What you are asked to do
List every line below containing "with".

Dataset rows
◆ ◆ ◆ ◆
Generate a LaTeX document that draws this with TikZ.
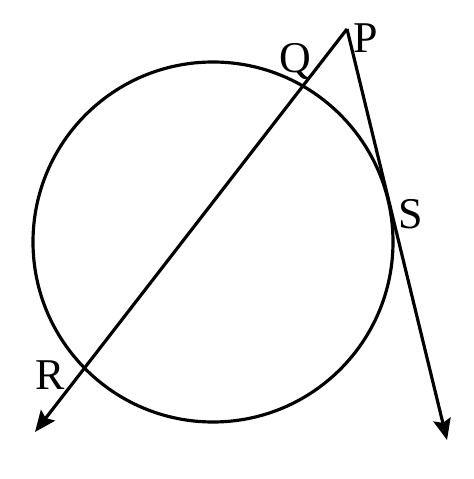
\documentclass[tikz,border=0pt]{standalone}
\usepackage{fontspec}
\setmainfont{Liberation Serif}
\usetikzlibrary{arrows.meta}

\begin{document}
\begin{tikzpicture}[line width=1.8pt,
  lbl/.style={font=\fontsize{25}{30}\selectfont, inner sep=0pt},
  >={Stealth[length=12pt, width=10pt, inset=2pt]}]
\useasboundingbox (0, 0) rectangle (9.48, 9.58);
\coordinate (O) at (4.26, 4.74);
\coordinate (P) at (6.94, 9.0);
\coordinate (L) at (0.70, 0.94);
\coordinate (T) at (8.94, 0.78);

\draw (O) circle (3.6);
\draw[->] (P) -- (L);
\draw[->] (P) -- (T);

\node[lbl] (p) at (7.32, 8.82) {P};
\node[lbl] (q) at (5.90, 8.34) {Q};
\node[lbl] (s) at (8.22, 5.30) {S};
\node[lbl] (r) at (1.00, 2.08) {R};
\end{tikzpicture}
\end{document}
◆ ◆ ◆ ◆
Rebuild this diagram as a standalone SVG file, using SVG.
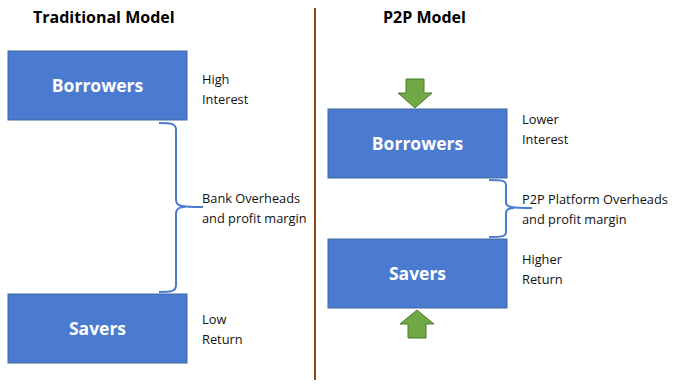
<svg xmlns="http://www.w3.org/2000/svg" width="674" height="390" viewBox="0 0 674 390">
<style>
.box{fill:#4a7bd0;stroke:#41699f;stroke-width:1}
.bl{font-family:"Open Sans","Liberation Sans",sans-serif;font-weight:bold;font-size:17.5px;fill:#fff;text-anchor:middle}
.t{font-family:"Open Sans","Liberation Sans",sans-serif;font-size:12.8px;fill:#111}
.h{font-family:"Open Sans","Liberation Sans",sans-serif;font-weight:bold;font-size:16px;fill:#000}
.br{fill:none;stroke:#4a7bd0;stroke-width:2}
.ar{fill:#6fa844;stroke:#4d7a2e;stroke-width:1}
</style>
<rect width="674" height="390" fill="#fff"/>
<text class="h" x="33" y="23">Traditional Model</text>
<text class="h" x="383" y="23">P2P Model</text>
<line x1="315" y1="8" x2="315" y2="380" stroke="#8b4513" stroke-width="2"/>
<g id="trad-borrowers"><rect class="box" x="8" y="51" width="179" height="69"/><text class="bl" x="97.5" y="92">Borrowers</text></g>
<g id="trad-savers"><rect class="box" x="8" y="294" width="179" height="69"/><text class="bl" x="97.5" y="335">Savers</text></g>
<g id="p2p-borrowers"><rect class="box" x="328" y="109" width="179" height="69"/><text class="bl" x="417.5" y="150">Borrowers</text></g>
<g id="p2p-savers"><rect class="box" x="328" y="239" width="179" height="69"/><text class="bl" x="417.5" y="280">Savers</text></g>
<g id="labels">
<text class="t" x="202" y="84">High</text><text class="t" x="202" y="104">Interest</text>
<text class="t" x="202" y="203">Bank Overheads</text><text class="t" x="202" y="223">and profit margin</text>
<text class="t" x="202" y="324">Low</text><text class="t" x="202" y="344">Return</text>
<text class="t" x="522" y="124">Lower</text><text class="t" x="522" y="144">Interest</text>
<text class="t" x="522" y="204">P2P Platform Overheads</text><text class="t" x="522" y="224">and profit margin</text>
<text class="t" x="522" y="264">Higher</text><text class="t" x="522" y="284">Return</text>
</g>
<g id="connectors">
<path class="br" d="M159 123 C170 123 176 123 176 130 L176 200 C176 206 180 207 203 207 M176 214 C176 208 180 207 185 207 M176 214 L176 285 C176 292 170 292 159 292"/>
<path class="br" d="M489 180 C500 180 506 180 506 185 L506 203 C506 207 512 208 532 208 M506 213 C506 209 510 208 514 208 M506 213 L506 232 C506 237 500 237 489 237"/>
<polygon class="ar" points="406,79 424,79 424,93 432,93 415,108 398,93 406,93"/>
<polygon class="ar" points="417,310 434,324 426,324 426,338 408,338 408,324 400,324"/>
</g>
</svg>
◆ ◆ ◆ ◆
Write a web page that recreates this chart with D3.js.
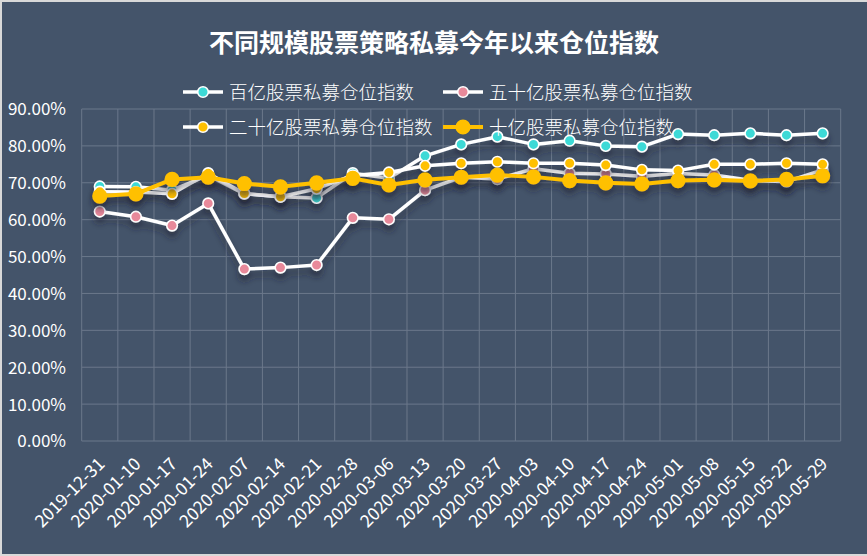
◆ ◆ ◆ ◆
Exercise result
Generate a LaTeX document that draws this with TikZ.
Write a web page that recreates this chart with D3.js.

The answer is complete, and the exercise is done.